--- Available data ---

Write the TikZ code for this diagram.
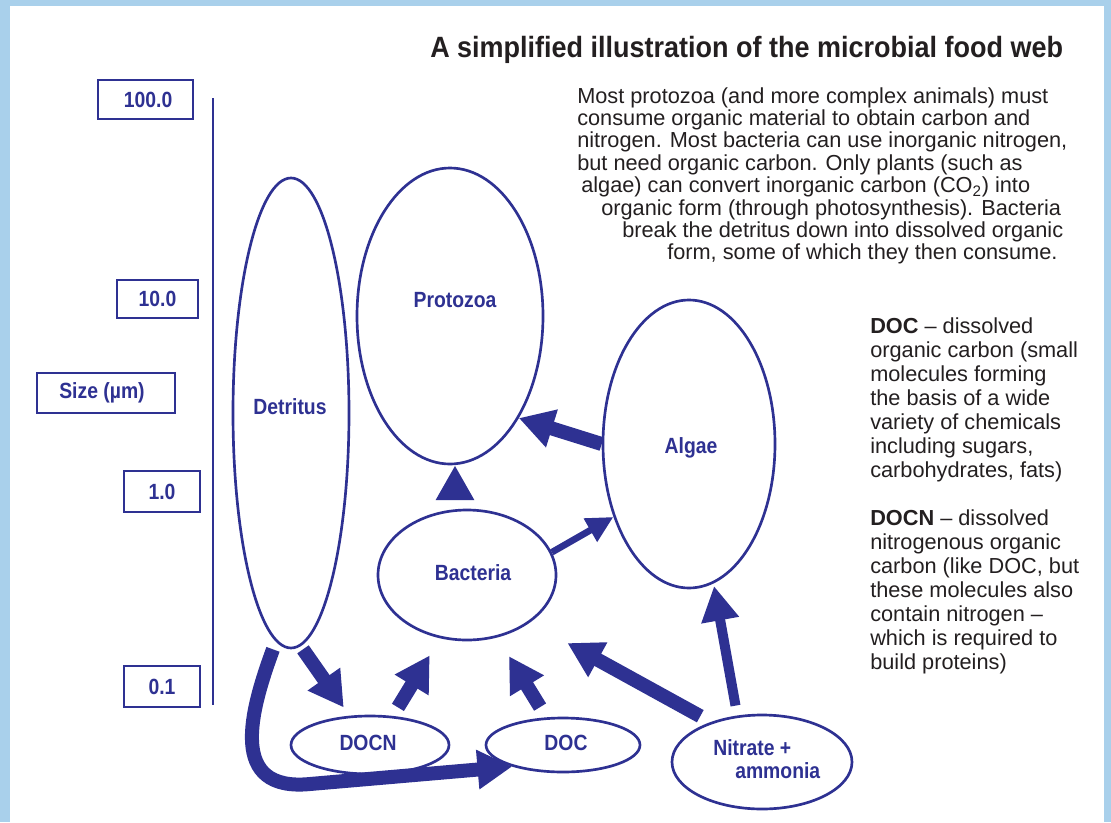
\documentclass[tikz,border=0pt]{standalone}
\usepackage{fontspec}
\setmainfont{Liberation Sans}
\newfontfamily\titlefont{Liberation Sans}[FakeStretch=0.92]
\newfontfamily\labelfont{Liberation Sans}[FakeStretch=0.88]
\usetikzlibrary{shapes.geometric,arrows.meta,calc}
\definecolor{navy}{RGB}{46,49,146}
\definecolor{frameblue}{RGB}{169,208,235}
\definecolor{ink}{RGB}{35,31,32}
\tikzset{
  ell/.style={draw=navy, line width=2pt, ellipse, inner sep=0pt},
  lab/.style={font=\labelfont\fontsize{16.5}{19}\selectfont\bfseries, text=navy, inner sep=0pt},
  sizebox/.style={draw=navy, line width=2.2pt, rectangle, inner sep=0pt,
     font=\labelfont\fontsize{16.5}{19}\selectfont\bfseries, text=navy},
  body/.style={font=\fontsize{16.3}{18}\selectfont, text=ink, inner sep=0pt, anchor=base west},
  fat/.style={draw=navy, line width=10.5pt, -{Triangle[length=26pt,width=28pt]}},
  medarrow/.style={draw=navy, line width=7.5pt, -{Triangle[length=26pt,width=27pt]}},
  thinarrow/.style={draw=navy, line width=5pt, -{Triangle[length=20pt,width=19pt]}},
}
\begin{document}
\begin{tikzpicture}[x=0.75pt,y=-0.75pt]
\useasboundingbox (0,0) rectangle (1111,822);
% frame
\fill[white] (0,0) rectangle (1111,822);
\fill[frameblue] (0,0) rectangle (10,822);
\fill[frameblue] (0,0) rectangle (1111,6);
\fill[frameblue] (1104,0) rectangle (1111,822);

% title
\node[anchor=base west, inner sep=0pt, text=ink, font=\titlefont\fontsize{22}{25}\selectfont\bfseries] (title) at (430,57)
  {A simplified illustration of the microbial food web};

% paragraph 1
\node[body] (p1) at (577,103) {Most protozoa (and more complex animals) must};
\node[body] (p2) at (577,125.4) {consume organic material to obtain carbon and};
\node[body] (p3) at (577,147.8) {nitrogen. Most bacteria can use inorganic nitrogen,};
\node[body] (p4) at (577,170.2) {but need organic carbon. Only plants (such as};
\node[body] (p5) at (581,192.6) {algae) can convert inorganic carbon (CO\textsubscript{2}) into};
\node[body] (p6) at (601,215) {organic form (through photosynthesis). Bacteria};
\node[body] (p7) at (622,237.4) {break the detritus down into dissolved organic};
\node[body] (p8) at (667,259.8) {form, some of which they then consume.};

% paragraph 2
\node[body] (q1) at (870,333) {\textbf{DOC} – dissolved};
\node[body] (q2) at (870,357) {organic carbon (small};
\node[body] (q3) at (870,381) {molecules forming};
\node[body] (q4) at (870,405) {the basis of a wide};
\node[body] (q5) at (870,429) {variety of chemicals};
\node[body] (q6) at (870,453) {including sugars,};
\node[body] (q7) at (870,477) {carbohydrates, fats)};

\node[body] (r1) at (870,525) {\textbf{DOCN} – dissolved};
\node[body] (r2) at (870,549) {nitrogenous organic};
\node[body] (r3) at (870,573) {carbon (like DOC, but};
\node[body] (r4) at (870,597) {these molecules also};
\node[body] (r5) at (870,621) {contain nitrogen –};
\node[body] (r6) at (870,645) {which is required to};
\node[body] (r7) at (870,669) {build proteins)};

% size scale
\draw[navy, line width=2.2pt] (213,98) coordinate (axtop) -- (213,705) coordinate (axbot);
\node[sizebox, minimum width=71.25pt, minimum height=29.25pt] (b100) at (145.5,99.5) {\hspace*{4pt}100.0};
\node[sizebox, minimum width=60.75pt, minimum height=28.5pt] (b10) at (157.5,299) {10.0};
\node[sizebox, minimum width=103.5pt, minimum height=30pt] (bsize) at (106,393) {Size (µm)\hspace*{6pt}};
\node[sizebox, minimum width=57pt, minimum height=30.75pt] (b1) at (162,491.5) {1.0};
\node[sizebox, minimum width=57pt, minimum height=30.75pt] (b01) at (162,686.5) {0.1};

% ellipses
\node[ell, minimum width=87pt, minimum height=352.5pt] (det) at (291,413) {};
\node[ell, minimum width=139.5pt, minimum height=222pt] (proto) at (450,316) {};
\node[ell, minimum width=129pt, minimum height=216pt] (algae) at (689,444) {};
\node[ell, minimum width=133.5pt, minimum height=97.5pt] (bact) at (467,575) {};
\node[ell, minimum width=118.5pt, minimum height=43.5pt] (docn) at (370,745) {};
\node[ell, minimum width=115.5pt, minimum height=40.5pt] (doc) at (563,745) {};
\node[ell, minimum width=135pt, minimum height=70.5pt] (nit) at (762,762) {};

% labels
\node[lab] (ldet) at (290,407) {Detritus};
\node[lab] (lproto) at (455,300) {Protozoa};
\node[lab] (lalgae) at (691,448) {Algae};
\node[lab] (lbact) at (473,573) {Bacteria};
\node[lab] (ldocn) at (368,743) {DOCN};
\node[lab] (ldoc) at (566,743) {DOC};
\node[lab, anchor=base west] (lnit1) at (713,755) {Nitrate +};
\node[lab, anchor=base west] (lnit2) at (735,778) {ammonia};

% arrows
\draw[medarrow, shorten <=6.75pt] ($(bact.north -| proto.south)+(5,0)$) -- ($(proto.south)+(5,0)$);
\draw[fat] (algae.west) -- (proto.-56);
\draw[thinarrow] (bact.15) -- (algae.224);
\draw[fat, shorten >=7.5pt] ($(det.south)+(12,0)$) -- (docn.125);
\draw[fat, shorten <=7.5pt, shorten >=15pt] (docn.52) -- (bact.-113);
\draw[fat, shorten <=9pt, shorten >=16.5pt] (doc.121) -- (bact.-64);
\draw[fat, shorten <=9pt, shorten >=32pt] (nit.142) -- (bact.-37);
\draw[medarrow, shorten <=7.5pt, shorten >=2pt] (nit.118) -- (algae.-80);
\draw[fat] ($(det.south)+(-18,0)$) .. controls (250,712) and (228,792) .. (310,784) -- (doc.203);
\end{tikzpicture}
\end{document}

---

Write out again exactly the lines from the start of the data above through the line containing "simplified illustration of", inclusive, excluding any pictures.

Write the TikZ code for this diagram.
\documentclass[tikz,border=0pt]{standalone}
\usepackage{fontspec}
\setmainfont{Liberation Sans}
\newfontfamily\titlefont{Liberation Sans}[FakeStretch=0.92]
\newfontfamily\labelfont{Liberation Sans}[FakeStretch=0.88]
\usetikzlibrary{shapes.geometric,arrows.meta,calc}
\definecolor{navy}{RGB}{46,49,146}
\definecolor{frameblue}{RGB}{169,208,235}
\definecolor{ink}{RGB}{35,31,32}
\tikzset{
  ell/.style={draw=navy, line width=2pt, ellipse, inner sep=0pt},
  lab/.style={font=\labelfont\fontsize{16.5}{19}\selectfont\bfseries, text=navy, inner sep=0pt},
  sizebox/.style={draw=navy, line width=2.2pt, rectangle, inner sep=0pt,
     font=\labelfont\fontsize{16.5}{19}\selectfont\bfseries, text=navy},
  body/.style={font=\fontsize{16.3}{18}\selectfont, text=ink, inner sep=0pt, anchor=base west},
  fat/.style={draw=navy, line width=10.5pt, -{Triangle[length=26pt,width=28pt]}},
  medarrow/.style={draw=navy, line width=7.5pt, -{Triangle[length=26pt,width=27pt]}},
  thinarrow/.style={draw=navy, line width=5pt, -{Triangle[length=20pt,width=19pt]}},
}
\begin{document}
\begin{tikzpicture}[x=0.75pt,y=-0.75pt]
\useasboundingbox (0,0) rectangle (1111,822);
% frame
\fill[white] (0,0) rectangle (1111,822);
\fill[frameblue] (0,0) rectangle (10,822);
\fill[frameblue] (0,0) rectangle (1111,6);
\fill[frameblue] (1104,0) rectangle (1111,822);

% title
\node[anchor=base west, inner sep=0pt, text=ink, font=\titlefont\fontsize{22}{25}\selectfont\bfseries] (title) at (430,57)
  {A simplified illustration of the microbial food web};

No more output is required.